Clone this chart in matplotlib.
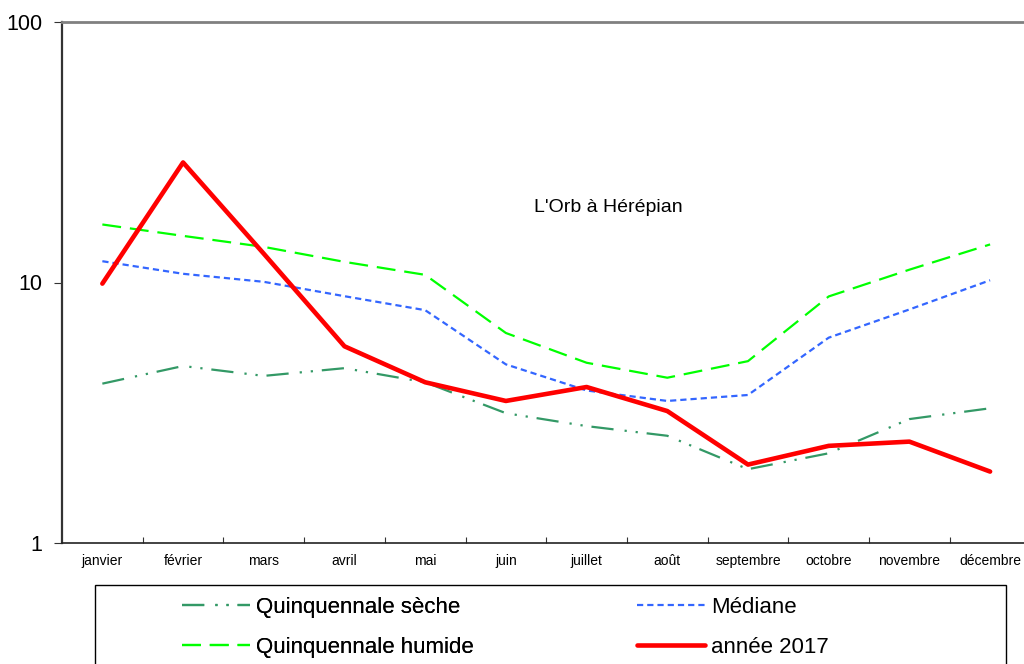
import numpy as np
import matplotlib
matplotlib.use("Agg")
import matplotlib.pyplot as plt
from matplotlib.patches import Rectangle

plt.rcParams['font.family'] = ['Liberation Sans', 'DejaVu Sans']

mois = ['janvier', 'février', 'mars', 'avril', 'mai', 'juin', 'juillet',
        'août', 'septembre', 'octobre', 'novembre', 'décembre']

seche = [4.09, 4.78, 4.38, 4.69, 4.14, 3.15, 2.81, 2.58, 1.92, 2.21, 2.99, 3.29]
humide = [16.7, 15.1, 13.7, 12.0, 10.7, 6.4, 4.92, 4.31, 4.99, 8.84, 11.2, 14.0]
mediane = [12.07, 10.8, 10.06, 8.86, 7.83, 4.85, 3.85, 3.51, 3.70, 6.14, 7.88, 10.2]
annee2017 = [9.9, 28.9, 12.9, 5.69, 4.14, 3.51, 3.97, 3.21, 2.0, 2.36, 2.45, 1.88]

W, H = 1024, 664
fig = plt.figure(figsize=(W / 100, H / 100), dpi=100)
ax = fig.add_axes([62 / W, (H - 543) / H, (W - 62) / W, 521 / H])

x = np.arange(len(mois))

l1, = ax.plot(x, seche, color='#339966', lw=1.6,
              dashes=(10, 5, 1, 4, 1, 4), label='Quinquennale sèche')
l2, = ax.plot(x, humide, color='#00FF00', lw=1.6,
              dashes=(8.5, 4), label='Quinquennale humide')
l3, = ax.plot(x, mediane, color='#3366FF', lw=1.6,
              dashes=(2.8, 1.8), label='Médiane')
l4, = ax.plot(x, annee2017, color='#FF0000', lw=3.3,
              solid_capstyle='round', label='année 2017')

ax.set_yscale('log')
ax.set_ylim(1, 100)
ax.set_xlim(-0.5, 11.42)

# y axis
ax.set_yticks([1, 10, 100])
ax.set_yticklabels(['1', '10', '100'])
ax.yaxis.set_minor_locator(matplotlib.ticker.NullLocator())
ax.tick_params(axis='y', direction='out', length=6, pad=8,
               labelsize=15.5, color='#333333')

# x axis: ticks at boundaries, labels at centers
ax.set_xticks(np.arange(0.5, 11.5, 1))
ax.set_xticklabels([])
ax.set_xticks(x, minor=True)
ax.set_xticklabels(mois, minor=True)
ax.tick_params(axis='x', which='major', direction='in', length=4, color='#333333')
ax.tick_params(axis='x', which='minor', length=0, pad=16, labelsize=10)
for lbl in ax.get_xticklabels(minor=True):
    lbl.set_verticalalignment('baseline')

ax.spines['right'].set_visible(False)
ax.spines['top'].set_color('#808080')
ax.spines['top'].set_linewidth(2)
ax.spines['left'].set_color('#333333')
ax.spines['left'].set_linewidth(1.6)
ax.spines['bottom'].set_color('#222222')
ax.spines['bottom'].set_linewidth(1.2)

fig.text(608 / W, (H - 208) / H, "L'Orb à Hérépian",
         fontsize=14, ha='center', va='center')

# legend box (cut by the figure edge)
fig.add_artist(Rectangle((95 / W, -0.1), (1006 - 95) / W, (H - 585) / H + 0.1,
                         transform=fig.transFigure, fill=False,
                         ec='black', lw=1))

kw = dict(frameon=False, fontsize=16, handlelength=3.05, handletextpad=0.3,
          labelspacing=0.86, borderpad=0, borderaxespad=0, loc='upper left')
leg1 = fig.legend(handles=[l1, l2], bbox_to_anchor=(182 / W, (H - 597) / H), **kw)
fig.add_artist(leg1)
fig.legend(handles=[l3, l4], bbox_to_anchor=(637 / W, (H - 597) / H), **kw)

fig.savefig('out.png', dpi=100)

------------------------------------------------------------------------

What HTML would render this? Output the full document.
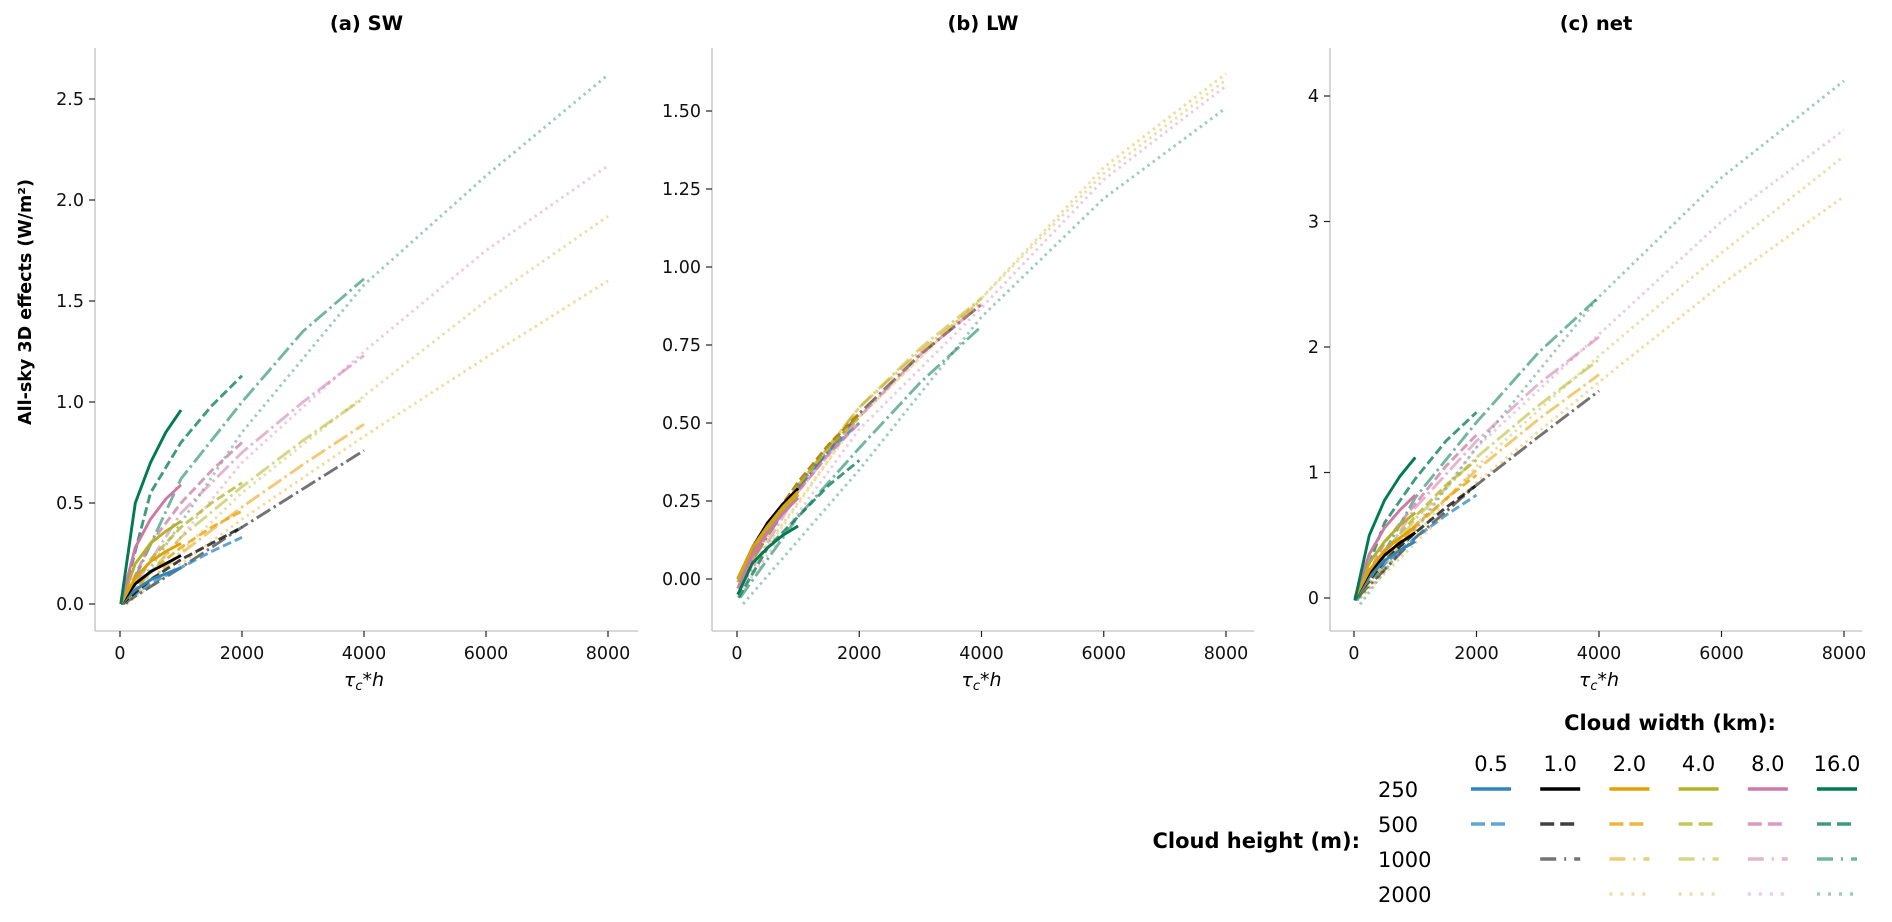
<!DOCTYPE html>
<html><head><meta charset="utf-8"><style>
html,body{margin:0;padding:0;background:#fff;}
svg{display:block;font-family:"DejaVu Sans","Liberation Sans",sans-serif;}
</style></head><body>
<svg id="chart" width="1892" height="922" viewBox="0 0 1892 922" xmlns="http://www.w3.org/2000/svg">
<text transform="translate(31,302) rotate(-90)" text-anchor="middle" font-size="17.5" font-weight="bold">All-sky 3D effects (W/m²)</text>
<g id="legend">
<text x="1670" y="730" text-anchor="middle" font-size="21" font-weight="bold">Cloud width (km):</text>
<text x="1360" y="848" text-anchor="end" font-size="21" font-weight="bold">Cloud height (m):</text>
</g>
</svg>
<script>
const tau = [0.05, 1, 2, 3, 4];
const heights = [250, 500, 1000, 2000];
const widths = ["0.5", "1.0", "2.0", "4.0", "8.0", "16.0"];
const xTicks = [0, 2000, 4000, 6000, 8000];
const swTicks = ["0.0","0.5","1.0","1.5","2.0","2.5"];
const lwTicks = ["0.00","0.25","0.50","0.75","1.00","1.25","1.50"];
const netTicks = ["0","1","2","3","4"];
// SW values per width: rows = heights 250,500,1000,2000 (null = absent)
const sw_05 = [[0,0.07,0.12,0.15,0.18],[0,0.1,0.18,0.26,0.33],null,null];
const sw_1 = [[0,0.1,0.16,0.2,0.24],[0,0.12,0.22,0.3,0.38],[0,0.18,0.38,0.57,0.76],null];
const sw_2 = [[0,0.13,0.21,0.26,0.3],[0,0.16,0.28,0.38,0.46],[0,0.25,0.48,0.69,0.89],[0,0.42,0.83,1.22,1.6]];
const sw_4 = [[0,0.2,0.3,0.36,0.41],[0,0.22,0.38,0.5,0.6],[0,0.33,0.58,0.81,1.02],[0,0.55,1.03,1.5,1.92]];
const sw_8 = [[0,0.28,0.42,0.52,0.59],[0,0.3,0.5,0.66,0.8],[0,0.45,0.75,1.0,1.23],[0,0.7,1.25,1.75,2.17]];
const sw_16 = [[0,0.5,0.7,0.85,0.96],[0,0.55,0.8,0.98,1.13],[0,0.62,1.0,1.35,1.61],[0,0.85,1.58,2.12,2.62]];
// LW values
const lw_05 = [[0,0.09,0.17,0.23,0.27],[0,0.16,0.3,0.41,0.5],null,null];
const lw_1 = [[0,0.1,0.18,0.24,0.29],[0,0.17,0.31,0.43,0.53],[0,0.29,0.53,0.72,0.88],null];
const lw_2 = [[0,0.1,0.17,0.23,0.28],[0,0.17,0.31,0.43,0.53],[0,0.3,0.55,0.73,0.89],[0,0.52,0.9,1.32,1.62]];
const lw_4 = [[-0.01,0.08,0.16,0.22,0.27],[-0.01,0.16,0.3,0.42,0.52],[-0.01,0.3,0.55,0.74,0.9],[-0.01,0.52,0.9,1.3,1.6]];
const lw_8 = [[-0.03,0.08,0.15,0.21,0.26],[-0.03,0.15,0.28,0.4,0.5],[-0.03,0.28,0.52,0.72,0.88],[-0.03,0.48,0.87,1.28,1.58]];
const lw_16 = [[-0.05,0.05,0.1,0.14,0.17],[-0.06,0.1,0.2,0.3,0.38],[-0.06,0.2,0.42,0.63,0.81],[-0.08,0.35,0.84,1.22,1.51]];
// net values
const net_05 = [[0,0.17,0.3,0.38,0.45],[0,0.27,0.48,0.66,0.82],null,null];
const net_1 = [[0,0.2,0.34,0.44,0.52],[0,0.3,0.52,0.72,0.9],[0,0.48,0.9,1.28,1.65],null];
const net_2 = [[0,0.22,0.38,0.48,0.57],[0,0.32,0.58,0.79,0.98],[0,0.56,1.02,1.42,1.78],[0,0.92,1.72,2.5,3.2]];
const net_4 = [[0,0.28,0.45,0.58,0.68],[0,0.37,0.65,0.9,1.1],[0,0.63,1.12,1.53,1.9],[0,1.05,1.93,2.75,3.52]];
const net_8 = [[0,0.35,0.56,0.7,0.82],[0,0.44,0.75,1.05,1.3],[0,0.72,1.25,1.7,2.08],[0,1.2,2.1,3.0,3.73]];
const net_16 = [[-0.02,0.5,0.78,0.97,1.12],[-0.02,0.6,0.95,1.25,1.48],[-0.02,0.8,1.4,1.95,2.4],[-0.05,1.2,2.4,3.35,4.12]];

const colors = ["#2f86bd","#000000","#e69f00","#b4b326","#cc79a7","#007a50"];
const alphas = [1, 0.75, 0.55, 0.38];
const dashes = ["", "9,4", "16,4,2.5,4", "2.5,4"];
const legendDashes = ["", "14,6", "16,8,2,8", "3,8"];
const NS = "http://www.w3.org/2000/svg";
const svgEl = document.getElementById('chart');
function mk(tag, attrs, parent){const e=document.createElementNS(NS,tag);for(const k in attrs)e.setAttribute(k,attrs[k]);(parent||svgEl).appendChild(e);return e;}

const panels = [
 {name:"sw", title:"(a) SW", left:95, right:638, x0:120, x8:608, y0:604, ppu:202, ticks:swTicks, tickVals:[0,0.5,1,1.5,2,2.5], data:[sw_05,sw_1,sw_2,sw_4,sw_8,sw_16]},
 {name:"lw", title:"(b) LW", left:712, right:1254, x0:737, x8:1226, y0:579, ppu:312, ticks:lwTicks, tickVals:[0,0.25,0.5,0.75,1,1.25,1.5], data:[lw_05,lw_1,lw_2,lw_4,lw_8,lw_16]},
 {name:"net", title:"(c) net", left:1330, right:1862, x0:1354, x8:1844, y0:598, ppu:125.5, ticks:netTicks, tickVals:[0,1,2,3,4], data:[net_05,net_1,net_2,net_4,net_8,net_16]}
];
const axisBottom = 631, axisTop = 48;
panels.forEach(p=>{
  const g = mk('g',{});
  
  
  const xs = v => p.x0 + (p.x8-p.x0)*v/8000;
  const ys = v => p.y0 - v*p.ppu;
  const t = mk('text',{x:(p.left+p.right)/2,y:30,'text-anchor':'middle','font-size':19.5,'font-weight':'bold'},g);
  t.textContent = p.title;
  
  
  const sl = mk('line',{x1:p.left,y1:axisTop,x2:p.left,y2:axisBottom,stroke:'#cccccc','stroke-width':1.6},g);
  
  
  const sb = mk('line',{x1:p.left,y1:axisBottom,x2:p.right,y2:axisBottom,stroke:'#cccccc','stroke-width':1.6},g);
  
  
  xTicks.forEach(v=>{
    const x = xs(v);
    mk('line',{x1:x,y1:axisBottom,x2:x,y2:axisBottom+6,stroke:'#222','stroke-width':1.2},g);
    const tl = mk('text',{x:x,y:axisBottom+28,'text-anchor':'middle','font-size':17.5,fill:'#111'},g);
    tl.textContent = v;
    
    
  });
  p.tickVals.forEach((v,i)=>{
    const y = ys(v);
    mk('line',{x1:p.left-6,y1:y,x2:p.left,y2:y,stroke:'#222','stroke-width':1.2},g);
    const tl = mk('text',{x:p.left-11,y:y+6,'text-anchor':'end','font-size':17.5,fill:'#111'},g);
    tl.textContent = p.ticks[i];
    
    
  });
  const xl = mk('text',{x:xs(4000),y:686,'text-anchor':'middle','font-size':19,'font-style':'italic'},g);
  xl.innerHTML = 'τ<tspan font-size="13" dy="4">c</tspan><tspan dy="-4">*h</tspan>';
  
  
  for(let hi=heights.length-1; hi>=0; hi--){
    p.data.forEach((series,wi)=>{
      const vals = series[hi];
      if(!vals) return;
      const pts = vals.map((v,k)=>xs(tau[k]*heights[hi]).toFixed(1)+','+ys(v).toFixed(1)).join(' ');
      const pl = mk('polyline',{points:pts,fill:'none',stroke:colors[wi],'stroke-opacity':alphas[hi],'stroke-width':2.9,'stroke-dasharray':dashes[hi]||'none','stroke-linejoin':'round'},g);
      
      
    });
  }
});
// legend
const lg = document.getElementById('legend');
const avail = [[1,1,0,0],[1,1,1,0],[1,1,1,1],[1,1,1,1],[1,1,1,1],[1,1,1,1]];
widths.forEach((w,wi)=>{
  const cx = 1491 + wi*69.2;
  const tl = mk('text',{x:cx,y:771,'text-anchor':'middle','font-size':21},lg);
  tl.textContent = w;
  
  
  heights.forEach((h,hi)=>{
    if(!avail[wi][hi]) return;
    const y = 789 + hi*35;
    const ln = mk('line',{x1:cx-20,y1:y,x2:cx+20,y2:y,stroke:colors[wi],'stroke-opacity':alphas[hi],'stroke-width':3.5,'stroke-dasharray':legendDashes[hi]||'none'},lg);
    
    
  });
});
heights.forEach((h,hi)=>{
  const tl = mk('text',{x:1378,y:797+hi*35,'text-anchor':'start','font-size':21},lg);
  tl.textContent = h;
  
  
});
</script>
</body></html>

------------------------------------------------------------------------

> **Brief**
Which lines hold the word "matplotlib"? Show each one.

> **Task response**
Clone this chart in matplotlib.
import matplotlib
matplotlib.use("Agg")
import matplotlib.pyplot as plt
from matplotlib.patches import Rectangle
ax.yaxis.set_minor_locator(matplotlib.ticker.NullLocator())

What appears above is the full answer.